Analysis of the non-periodic oscillations of a self-excited friction-damped system with closely spaced modes

Abstract

It is widely known that dry friction damping can bound the self-excited vibrations induced by negative damping. The vibrations typically take the form of (periodic) limit cycle oscillations. However, when the intensity of the self-excitation reaches a condition of maximum friction damping, the limit cycle loses stability via a fold bifurcation. The behavior may become even more complicated in the presence of any internal resonance conditions. In this work, we consider a two-degree-of-freedom system with an elastic dry friction element (Jenkins element) having closely spaced natural frequencies. The symmetric in-phase motion is subjected to self-excitation by negative (viscous) damping, while the symmetric out-of-phase motion is positively damped. In a previous work, we showed that the limit cycle loses stability via a secondary Hopf bifurcation, giving rise to quasi-periodic oscillations. A further increase in the self-excitation intensity may lead to chaos and finally divergence, long before reaching the fold bifurcation point of the limit cycle.

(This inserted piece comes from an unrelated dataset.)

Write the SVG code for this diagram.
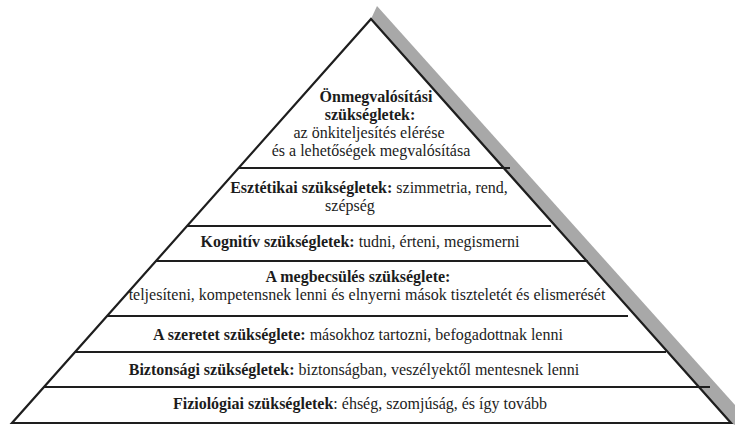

In this work, we use the method of complexification-averaging to obtain the slow flow in the neighborhood of the limit cycle. This way, we show that chaos is reached via a cascade of period-doubling bifurcations on invariant tori. Using perturbation calculus, we establish analytical conditions for the emergence of the secondary Hopf bifurcation and approximate analytically its location. In particular, we show that non-periodic oscillations are the typical case for prominent nonlinearity, mild coupling (controlling the proximity of the modes), and sufficiently light damping. The range of validity of the analytical results presented herein is thoroughly assessed numerically. To the authors’ knowledge, this is the first work that shows how the challenging Jenkins element can be treated formally within a consistent perturbation approach in order to derive closed-form analytical results for limit cycles and their bifurcations.